Denver's Mudra Dance Studio has been celebrating the dynamic traditions of classical Indian dance, and putting a contemporary spin on it, since long before Bollywood films became a popular genre here in the US with non-Indians. Namita Khanna Nariani, a brilliant, energetic dynamo of a teacher and choreographer, founded the troupe 17 years ago and turned it into a non-profit organization eight years ago -- all while raising a family and maintaining a career as an architect.
Nariani's troupe has become a popular attraction of each year's Colorado Dragon Boat Festival (the photo above is from the 2010 festival in July); she's been a regular every year since the second year, closing out the festival with a one-two punch of her Mudras followed by the very popular Denver Taiko Japanese drummers.
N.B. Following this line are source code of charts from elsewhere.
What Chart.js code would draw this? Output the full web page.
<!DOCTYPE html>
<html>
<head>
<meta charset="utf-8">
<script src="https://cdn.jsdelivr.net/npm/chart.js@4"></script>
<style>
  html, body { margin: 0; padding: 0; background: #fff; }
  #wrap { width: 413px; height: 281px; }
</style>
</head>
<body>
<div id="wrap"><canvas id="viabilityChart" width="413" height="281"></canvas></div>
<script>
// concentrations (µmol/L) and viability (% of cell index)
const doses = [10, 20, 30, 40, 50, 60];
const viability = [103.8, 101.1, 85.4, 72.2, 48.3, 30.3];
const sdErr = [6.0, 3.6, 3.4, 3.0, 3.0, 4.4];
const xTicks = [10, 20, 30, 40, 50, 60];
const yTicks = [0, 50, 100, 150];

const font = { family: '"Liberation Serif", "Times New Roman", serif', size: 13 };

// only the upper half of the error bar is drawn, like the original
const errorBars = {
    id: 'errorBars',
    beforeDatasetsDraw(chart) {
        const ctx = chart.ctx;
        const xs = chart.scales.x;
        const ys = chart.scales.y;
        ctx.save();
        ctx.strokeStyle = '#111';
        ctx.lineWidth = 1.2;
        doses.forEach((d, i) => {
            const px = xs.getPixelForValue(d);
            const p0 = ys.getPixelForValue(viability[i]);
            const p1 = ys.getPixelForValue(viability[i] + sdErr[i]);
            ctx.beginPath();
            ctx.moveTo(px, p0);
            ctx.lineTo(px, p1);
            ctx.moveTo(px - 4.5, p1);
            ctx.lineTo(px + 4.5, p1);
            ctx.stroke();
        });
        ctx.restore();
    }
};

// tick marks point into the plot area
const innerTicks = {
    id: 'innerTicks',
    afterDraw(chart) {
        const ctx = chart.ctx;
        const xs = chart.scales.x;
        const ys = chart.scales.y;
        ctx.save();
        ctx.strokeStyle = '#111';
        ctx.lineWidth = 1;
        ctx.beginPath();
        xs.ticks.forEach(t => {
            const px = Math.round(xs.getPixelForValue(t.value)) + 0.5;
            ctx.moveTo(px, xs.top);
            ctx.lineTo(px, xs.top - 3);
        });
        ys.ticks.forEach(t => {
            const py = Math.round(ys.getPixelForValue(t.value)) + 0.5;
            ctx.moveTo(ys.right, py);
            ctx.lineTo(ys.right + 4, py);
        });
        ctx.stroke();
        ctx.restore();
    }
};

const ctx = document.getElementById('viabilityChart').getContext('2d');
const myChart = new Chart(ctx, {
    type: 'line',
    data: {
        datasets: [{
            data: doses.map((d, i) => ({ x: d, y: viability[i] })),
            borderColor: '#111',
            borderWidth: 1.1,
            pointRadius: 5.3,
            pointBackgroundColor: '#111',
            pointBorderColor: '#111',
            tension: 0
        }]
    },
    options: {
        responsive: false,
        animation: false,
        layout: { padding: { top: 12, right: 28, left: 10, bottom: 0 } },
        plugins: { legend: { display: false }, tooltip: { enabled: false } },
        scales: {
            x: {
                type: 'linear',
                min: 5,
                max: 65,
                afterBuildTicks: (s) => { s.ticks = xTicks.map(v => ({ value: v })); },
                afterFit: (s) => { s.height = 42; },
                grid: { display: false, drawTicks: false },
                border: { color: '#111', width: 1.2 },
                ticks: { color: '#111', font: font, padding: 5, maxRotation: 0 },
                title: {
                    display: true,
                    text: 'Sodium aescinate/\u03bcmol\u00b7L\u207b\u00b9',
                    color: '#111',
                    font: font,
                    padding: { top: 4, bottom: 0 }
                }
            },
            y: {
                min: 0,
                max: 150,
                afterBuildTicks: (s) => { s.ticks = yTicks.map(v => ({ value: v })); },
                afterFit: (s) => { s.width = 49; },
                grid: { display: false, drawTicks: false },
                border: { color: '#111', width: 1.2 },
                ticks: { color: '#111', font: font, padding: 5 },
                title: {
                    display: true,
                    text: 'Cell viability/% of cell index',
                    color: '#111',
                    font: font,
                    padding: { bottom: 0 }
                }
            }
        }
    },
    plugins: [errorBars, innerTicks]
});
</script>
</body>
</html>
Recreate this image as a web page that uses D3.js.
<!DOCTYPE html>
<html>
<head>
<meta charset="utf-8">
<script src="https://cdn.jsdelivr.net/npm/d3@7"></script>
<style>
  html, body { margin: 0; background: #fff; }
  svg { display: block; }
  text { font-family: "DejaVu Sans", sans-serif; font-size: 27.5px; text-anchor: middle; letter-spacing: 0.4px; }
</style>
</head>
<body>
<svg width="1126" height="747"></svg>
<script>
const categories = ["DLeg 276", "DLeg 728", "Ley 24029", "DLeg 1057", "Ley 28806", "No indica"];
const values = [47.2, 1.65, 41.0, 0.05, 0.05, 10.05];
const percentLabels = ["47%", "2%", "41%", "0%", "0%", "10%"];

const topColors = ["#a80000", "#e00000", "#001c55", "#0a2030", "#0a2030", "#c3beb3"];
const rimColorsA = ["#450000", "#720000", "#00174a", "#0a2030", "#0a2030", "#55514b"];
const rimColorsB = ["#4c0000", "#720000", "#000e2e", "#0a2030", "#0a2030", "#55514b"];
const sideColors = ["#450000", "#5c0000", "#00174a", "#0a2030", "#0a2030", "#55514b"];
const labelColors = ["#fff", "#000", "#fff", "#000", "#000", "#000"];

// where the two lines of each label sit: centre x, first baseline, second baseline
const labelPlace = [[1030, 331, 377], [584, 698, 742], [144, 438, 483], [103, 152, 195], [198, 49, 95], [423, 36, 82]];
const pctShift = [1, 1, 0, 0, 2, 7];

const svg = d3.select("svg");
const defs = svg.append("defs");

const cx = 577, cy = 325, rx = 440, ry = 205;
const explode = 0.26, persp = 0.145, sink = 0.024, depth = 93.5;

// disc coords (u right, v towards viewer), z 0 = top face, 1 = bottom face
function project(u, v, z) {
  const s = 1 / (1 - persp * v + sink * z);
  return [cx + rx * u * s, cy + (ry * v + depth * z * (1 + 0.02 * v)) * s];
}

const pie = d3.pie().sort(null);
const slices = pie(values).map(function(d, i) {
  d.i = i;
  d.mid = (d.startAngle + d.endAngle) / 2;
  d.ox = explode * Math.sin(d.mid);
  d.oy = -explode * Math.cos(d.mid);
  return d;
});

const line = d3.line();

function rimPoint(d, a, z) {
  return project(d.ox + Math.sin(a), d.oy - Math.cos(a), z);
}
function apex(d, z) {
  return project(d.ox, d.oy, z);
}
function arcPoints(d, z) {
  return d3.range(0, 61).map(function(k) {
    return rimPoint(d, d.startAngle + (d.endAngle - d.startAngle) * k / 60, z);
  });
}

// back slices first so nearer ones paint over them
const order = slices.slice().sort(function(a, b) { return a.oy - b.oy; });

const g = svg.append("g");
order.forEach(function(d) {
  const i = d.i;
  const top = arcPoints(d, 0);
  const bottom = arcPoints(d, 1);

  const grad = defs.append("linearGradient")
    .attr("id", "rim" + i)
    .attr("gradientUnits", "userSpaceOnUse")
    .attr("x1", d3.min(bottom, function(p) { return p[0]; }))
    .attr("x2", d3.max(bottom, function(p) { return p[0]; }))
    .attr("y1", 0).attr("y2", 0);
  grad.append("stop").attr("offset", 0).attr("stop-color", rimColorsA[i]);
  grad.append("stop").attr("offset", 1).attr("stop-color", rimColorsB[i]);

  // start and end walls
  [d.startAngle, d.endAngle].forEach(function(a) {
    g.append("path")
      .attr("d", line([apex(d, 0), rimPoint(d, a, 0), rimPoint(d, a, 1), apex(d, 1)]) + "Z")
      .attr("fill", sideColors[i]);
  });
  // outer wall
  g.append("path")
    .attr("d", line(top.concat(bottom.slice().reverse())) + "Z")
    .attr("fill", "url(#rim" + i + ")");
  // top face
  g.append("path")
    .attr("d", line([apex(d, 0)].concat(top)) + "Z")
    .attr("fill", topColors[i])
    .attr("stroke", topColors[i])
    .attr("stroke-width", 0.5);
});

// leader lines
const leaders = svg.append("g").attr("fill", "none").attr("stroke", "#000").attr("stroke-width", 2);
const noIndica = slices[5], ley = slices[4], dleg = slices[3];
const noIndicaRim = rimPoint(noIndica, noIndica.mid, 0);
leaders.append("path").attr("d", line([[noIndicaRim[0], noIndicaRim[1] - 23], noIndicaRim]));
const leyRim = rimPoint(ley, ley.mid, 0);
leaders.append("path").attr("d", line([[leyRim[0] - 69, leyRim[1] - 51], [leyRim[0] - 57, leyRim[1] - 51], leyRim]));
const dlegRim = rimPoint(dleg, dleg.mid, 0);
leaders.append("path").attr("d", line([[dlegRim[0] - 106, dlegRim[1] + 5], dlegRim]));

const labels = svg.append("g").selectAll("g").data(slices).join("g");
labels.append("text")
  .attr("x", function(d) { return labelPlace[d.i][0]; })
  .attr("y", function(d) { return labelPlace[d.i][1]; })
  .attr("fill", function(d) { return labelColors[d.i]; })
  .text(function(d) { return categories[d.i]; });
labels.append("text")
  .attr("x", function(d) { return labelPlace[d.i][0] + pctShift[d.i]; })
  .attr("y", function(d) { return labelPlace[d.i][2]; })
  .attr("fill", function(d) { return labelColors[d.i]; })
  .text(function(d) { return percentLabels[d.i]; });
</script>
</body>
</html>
Ever since the third year, the Mudras have collaborated with Denver Taiko and now that's become a regular cross-cultural highlight of the event.
The powerful Japanese drums have come to fit so well in Nariani's South Asian vision of cultural fusion, in fact, that Mudra Dance Studio now incorporates a taiko drummer, Thomas Knight, as a regular part of its exciting annual performances, which Khanna produces as fundraisers for various charities.
Each of the annual Mudra shows are carefully structured to be showcases not only of dynamic dance, music and multimedia, but also of an innate spirituality that is a part of the Mudra lifestyle. All its members seem imbued with this spirituality, because it flows down from Nariani herself. She explains the idea of ILLhaam, which is about cycles:
We are exploring the journey each of us go on during our lifetime, hoping to reach that destination that enlightens us, ILLuminates us!!!
Our bodies, our hearts, our minds, our souls go onto the path of CYCLES:
The cycles of creation and learning, through the elements of nature and of relationships...
Each one of us gather knowledge, learn through that journey and try to pass it on.... Trying to become a better human being, in turn making us a better community, living in a better world! We hope to achieve this for us and for our future generations...
OK, sure, it's a little woo-woo, but that's Nariani for you. She expresses this spirituality unapologetically, honestly and without pretension. She's real, and her Mudra dancers are real good. The proceeds from this year's shows go to the Indian Nepalese Heritage Camp, a wonderful non-profit that serves adopted South Asian children every summer with a weekend of cultural immersion in the Rockies.
This is one show you'll want to see, if you're interested in Indian culture colored with a splash of contemporary cool. It's a great introduction to Denver's thriving South Asian community.